Now that online sports betting is legal in Michigan, I am 72% addicted to gambling on sports. Having the apps on your phone just makes it all so easy. And I never would have thought this but gambling on the games makes it so much more entertaining to watch.
Markets are going to evolve into other areas as well.
One of the hardest parts about investing in the markets is you could predict exactly what’s going to happen when it comes to geopolitics, economic data, the timing of a recession or the outcome of an election and still not make any money depending on the reaction from investors.
You could have gone into 2020 Biff Tannen-style knowing all of the headlines in advance of the pandemic — the number of cases, quarantine rules, number of deaths, GDP contraction, etc. — and you probably would have gotten crushed in the markets.
Despite a nasty recession and a pandemic that impacted the world economy in ways that would have been impossible to predict ahead of time, the U.S. stock market was up nearly 20% in 2020.

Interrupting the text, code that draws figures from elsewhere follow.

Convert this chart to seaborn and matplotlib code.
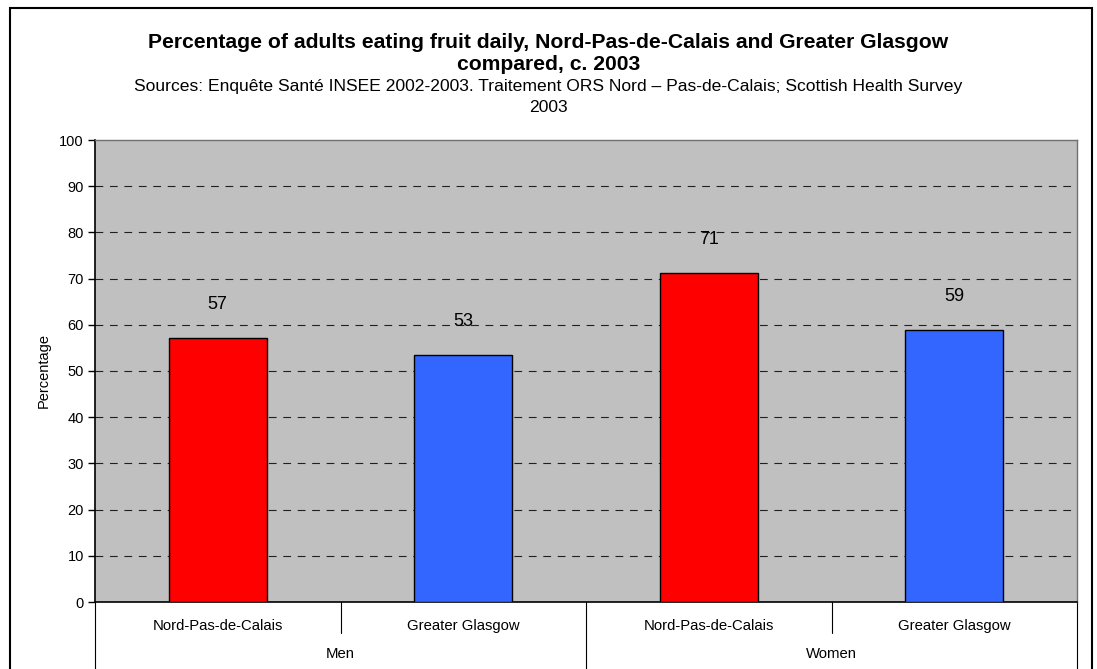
import seaborn as sns
import matplotlib.pyplot as plt
import matplotlib.transforms as mtransforms
import pandas as pd
import matplotlib
from matplotlib.patches import Rectangle
from matplotlib.lines import Line2D
matplotlib.use('Agg')

# data
groups = ['Men', 'Men', 'Women', 'Women']
regions = ['Nord-Pas-de-Calais', 'Greater Glasgow', 'Nord-Pas-de-Calais', 'Greater Glasgow']
values = [57.2, 53.4, 71.3, 58.8]
value_labels = ['57', '53', '71', '59']
yticks = [0, 10, 20, 30, 40, 50, 60, 70, 80, 90, 100]
palette = {'Nord-Pas-de-Calais': '#FF0000', 'Greater Glasgow': '#3366FF'}

df = pd.DataFrame({'group': groups, 'region': regions, 'value': values})
df['slot'] = [f'{g}|{r}' for g, r in zip(groups, regions)]

sns.set_style('white')
plt.rcParams['font.family'] = ['Liberation Sans', 'DejaVu Sans']
plt.rcParams['text.color'] = 'black'
plt.rcParams['xtick.color'] = 'black'
plt.rcParams['ytick.color'] = 'black'
plt.rcParams['axes.labelcolor'] = 'black'

fig = plt.figure(figsize=(10.97, 6.69), dpi=100)
ax = fig.add_axes([95 / 1097, 67 / 669, 982 / 1097, 462 / 669])
ax.set_facecolor('#C0C0C0')

sns.barplot(data=df, x='slot', y='value', hue='region', palette=palette,
            dodge=False, width=0.4, saturation=1, edgecolor='black', linewidth=1,
            legend=False, ax=ax, zorder=3)

# value labels (one container per hue level)
for cont in ax.containers:
    labs = []
    for bar in cont:
        i = int(round(bar.get_x() + bar.get_width() / 2))
        labs.append(value_labels[i])
    ax.bar_label(cont, labels=labs, padding=18, fontsize=13)

ax.set_ylim(0, 100)
ax.set_xlim(-0.5, 3.5)
ax.set_yticks(yticks)
ax.set_yticklabels([str(t) for t in yticks], fontsize=10.5)
ax.tick_params(axis='y', direction='out', length=5, width=1, left=True, pad=3)
for t in yticks[1:-1]:
    ax.axhline(t, color='#202020', linestyle=(0, (7, 6)), linewidth=0.8, zorder=1)

ax.set_ylabel('Percentage', fontsize=10.5)
ax.yaxis.set_label_coords(-0.045, 0.5)
ax.set_xlabel('')
ax.set_xticks(range(len(regions)))
ax.set_xticklabels(regions, fontsize=10.7)
ax.tick_params(axis='x', length=0, pad=12)

for side in ['left', 'bottom']:
    ax.spines[side].set_color('black')
    ax.spines[side].set_linewidth(1.2)
for side in ['top', 'right']:
    ax.spines[side].set_color('#707070')
    ax.spines[side].set_linewidth(1)

# multi-level category axis
trans = mtransforms.blended_transform_factory(ax.transData, ax.transAxes)
for x in [0.5, 2.5]:
    ax.add_line(Line2D([x, x], [0, -0.068], transform=trans, color='black', linewidth=0.8, clip_on=False))
for x in [-0.5, 1.5, 3.5]:
    ax.add_line(Line2D([x, x], [0, -0.2], transform=trans, color='black', linewidth=0.8, clip_on=False))
for g, x in [('Men', 0.5), ('Women', 2.5)]:
    ax.text(x, -0.112, g, transform=trans, ha='center', va='center', fontsize=10.7)

# titles
fig.text(0.5, 1 - 43 / 669, 'Percentage of adults eating fruit daily, Nord-Pas-de-Calais and Greater Glasgow',
         ha='center', va='center', fontsize=15.2, fontweight='bold')
fig.text(0.5, 1 - 65 / 669, 'compared, c. 2003', ha='center', va='center', fontsize=15.2, fontweight='bold')
fig.text(0.5, 1 - 87 / 669, 'Sources: Enquête Santé INSEE 2002-2003. Traitement ORS Nord \u2013 Pas-de-Calais; Scottish Health Survey',
         ha='center', va='center', fontsize=12.6)
fig.text(0.5, 1 - 108 / 669, '2003', ha='center', va='center', fontsize=12.6)

# chart border
fig.add_artist(Rectangle((10 / 1097, -0.1), 1082 / 1097, 1.1 - 8 / 669, transform=fig.transFigure,
                         fill=False, edgecolor='black', linewidth=1.5))

plt.savefig('out.png', dpi=100)
plt.close()
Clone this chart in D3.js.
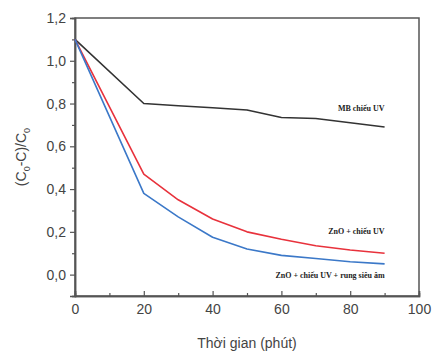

Many people predicted the pandemic would get worse and it did. But not many of those same people predicted it would actually be a positive for the markets because of all the stimulus it led to.
But what if you could actually bet on the outcomes of the events themselves?
We had Tarek Mansour of Kalshi, a new binary outcome trading platform, on the podcast to discuss this very topic. He explained:
This exchange is still relatively new but I love the idea. You can bet on a wide variety of categories:
Here are some binary outcomes you can bet on currently:
- Will the CDC identify a variant of high consequence by March 1, 2022?
- Will the FOMC begin tapering by their next meeting?
- Will a recession start in the next year?
- Will the House pass a reconciliation bill?
- Will the owners of the MLB approve an Oakland Athletics move to a new city by March 15, 2022?
I was so intrigued by the platform, I placed a bet on the recession question. These are the stipulations:
I bet ‘no’ and could always be wrong but feel pretty safe about this one. The payout from the odds that were in place when I made the bet last week would give me a return of around 20% over the roughly 9 months of this bet.
The reason this idea is so exciting to me is it takes away the guessing games involved when trying to connect events to market reactions. There is no reason to use 2nd or 3rd or 4th level thinking anymore if you can simply bet on the binary outcome of an event.
I don’t know if this marketplace will get big enough to facilitate large pools of capital but the potential is there for more macro and event-focused people out there to hedge or make money if some of these bets have odds that are mispriced.
And because people have inherent biases and the future is hard to predict, there are bound to be mispricings on occasion.
We’re going to see more and more of this as well. Anything that can be turned into a market will be.
You can now invest in shares of art, sneakers, cars, sports cards, wine, guitars, comic books and probably a bunch of other stuff I’m missing.
It’s time to get ready for 24/7 trading and markets in everything.